(Source code of charts)
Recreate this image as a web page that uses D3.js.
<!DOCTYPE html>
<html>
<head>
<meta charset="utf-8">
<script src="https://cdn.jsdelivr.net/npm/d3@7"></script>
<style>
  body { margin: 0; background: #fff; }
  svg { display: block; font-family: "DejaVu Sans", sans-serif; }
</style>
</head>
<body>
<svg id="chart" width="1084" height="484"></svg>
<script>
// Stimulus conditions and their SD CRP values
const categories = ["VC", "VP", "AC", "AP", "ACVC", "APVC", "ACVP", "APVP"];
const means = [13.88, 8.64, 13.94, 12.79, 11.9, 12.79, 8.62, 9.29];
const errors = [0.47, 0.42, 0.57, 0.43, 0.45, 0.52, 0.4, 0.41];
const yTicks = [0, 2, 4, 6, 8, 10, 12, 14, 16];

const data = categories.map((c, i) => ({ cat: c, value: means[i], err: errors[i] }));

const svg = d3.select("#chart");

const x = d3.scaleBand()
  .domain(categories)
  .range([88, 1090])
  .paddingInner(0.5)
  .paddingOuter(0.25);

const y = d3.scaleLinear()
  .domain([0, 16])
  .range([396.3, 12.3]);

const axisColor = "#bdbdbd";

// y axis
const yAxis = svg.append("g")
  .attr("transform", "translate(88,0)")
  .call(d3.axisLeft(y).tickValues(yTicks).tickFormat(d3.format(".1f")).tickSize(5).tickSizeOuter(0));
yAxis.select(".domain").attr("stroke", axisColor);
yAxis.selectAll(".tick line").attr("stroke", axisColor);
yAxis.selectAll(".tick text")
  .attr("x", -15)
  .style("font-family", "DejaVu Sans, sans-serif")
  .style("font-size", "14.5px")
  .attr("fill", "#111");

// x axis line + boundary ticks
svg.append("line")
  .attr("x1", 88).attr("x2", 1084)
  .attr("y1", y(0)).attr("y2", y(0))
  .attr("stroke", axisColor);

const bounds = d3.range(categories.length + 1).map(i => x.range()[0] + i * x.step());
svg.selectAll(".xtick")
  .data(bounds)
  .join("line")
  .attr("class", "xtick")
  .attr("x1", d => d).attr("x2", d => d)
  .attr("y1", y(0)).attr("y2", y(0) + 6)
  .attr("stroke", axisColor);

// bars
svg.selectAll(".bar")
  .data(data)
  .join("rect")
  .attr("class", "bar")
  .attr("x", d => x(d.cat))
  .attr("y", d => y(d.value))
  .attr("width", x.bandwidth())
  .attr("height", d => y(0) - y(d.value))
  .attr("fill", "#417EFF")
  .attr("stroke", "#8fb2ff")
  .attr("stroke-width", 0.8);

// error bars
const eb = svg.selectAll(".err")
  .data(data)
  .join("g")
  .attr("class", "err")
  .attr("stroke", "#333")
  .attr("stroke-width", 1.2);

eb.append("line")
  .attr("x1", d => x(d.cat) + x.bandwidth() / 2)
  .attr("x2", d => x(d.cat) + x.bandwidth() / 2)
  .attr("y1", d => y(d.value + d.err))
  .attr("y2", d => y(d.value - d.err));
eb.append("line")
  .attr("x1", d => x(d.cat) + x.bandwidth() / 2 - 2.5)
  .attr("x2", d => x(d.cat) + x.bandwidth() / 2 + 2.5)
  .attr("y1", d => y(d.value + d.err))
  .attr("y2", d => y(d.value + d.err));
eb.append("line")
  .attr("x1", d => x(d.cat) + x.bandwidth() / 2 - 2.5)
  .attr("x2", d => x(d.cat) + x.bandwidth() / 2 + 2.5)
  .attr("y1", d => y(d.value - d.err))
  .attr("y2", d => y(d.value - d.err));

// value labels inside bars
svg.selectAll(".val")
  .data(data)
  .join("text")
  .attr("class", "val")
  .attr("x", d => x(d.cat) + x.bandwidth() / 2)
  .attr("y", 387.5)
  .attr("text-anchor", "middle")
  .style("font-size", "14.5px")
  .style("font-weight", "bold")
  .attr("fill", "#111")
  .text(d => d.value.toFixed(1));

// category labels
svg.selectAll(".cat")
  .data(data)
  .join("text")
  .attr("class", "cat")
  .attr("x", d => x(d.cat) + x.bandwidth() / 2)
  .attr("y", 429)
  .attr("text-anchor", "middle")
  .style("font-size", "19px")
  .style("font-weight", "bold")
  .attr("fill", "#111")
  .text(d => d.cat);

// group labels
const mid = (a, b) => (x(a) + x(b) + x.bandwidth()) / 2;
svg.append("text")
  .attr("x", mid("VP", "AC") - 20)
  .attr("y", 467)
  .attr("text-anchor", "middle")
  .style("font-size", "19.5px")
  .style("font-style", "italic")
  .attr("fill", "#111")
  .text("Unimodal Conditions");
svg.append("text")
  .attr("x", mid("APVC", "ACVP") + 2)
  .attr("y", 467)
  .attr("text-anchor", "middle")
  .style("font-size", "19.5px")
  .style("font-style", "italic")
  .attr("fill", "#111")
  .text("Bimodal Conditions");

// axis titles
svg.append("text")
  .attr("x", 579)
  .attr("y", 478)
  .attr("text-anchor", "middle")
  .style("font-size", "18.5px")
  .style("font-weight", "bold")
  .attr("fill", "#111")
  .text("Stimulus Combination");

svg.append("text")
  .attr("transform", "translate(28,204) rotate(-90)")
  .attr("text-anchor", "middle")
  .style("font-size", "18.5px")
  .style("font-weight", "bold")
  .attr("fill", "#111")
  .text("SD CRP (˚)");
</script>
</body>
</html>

==

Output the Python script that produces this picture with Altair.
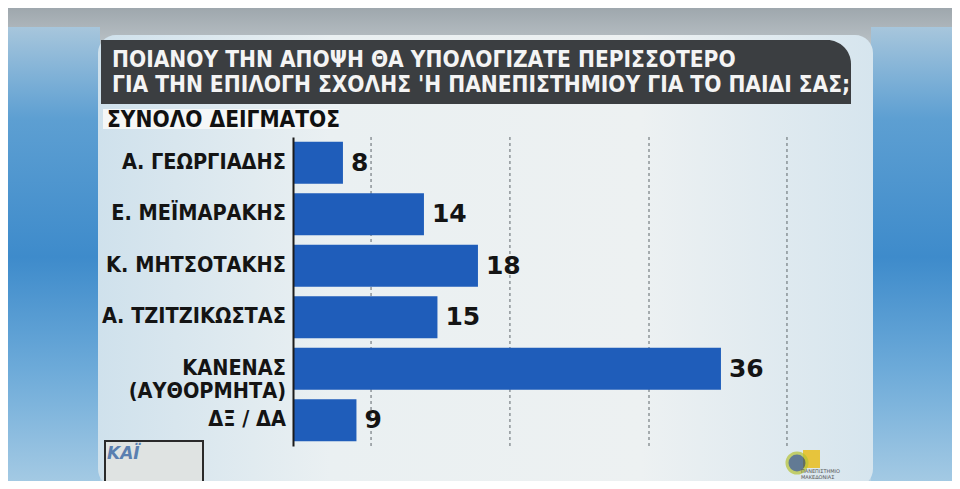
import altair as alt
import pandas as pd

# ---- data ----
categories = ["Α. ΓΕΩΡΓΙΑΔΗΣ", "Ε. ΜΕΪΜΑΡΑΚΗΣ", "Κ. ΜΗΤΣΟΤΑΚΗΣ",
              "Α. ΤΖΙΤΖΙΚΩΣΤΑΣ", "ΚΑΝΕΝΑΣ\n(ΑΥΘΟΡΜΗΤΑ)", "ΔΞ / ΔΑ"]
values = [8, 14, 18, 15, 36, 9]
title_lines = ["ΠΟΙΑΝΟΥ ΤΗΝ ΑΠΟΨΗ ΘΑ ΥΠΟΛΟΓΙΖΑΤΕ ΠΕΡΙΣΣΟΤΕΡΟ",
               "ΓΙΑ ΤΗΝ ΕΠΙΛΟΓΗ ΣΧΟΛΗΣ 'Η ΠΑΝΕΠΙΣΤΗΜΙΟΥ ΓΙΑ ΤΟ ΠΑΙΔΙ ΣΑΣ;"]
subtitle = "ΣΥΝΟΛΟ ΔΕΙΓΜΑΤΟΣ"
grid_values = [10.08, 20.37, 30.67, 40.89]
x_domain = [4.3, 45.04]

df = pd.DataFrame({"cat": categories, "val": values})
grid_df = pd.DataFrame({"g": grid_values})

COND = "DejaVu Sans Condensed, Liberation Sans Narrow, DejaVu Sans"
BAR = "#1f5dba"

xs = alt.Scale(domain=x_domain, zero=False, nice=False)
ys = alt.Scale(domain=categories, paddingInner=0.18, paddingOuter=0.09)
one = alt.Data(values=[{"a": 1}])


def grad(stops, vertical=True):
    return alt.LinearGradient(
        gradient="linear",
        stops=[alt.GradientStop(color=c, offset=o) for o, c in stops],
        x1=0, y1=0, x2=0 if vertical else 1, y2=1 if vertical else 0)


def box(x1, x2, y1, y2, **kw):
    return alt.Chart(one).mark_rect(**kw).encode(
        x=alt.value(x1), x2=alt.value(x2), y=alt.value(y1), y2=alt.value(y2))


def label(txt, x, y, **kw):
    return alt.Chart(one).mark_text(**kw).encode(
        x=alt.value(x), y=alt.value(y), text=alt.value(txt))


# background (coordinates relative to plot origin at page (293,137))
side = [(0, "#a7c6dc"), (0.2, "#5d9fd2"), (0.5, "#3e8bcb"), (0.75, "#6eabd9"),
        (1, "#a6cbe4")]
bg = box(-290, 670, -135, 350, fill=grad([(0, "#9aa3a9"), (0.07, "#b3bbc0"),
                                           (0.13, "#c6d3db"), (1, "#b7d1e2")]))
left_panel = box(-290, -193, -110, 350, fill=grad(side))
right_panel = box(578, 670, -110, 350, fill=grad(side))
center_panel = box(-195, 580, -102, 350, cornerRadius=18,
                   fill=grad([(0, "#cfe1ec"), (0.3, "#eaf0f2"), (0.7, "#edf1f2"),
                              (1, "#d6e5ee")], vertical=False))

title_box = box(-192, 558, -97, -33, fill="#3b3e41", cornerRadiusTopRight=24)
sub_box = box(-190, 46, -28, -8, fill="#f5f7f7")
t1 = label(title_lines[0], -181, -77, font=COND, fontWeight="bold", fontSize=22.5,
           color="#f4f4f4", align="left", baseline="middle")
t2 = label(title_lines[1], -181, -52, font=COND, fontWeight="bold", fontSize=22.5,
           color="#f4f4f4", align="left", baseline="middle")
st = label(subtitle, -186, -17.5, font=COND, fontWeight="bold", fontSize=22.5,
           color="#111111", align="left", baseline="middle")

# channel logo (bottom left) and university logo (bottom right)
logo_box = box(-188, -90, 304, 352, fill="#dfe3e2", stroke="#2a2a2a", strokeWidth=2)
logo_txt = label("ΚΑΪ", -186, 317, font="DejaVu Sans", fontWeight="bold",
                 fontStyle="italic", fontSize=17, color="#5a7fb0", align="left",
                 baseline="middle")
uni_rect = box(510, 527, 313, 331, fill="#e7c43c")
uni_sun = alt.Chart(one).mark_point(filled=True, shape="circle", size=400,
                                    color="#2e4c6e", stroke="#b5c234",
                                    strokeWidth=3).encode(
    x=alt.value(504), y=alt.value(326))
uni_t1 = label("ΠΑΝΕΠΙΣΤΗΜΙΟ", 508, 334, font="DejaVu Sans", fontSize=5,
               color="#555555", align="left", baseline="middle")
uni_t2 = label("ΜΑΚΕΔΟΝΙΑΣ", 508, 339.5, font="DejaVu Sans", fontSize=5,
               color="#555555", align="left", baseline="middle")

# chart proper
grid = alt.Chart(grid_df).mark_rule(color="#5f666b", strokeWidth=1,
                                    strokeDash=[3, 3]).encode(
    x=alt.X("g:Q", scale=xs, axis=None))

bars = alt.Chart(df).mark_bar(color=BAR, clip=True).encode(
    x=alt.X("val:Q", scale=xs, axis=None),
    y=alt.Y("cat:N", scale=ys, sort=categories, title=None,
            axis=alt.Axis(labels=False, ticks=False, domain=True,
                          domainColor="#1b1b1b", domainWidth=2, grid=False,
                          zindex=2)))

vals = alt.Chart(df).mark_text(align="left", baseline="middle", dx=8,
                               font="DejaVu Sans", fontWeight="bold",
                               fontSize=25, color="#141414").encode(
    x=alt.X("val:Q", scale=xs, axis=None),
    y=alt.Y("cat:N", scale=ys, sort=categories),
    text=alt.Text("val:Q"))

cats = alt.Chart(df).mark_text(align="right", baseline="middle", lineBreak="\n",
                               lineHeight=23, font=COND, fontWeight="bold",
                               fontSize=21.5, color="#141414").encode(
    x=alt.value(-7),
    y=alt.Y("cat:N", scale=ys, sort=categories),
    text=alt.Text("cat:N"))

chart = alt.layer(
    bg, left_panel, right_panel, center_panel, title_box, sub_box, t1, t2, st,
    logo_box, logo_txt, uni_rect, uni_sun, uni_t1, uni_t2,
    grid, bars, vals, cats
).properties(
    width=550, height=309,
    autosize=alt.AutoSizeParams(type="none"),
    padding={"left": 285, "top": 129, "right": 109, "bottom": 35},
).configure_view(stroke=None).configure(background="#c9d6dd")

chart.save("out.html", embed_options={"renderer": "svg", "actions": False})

# DIRECTIONS FOR THIS TASK:
Of the lines in the material, how many include "that"? Respond with the number alone.

# FINISHED TASK:
2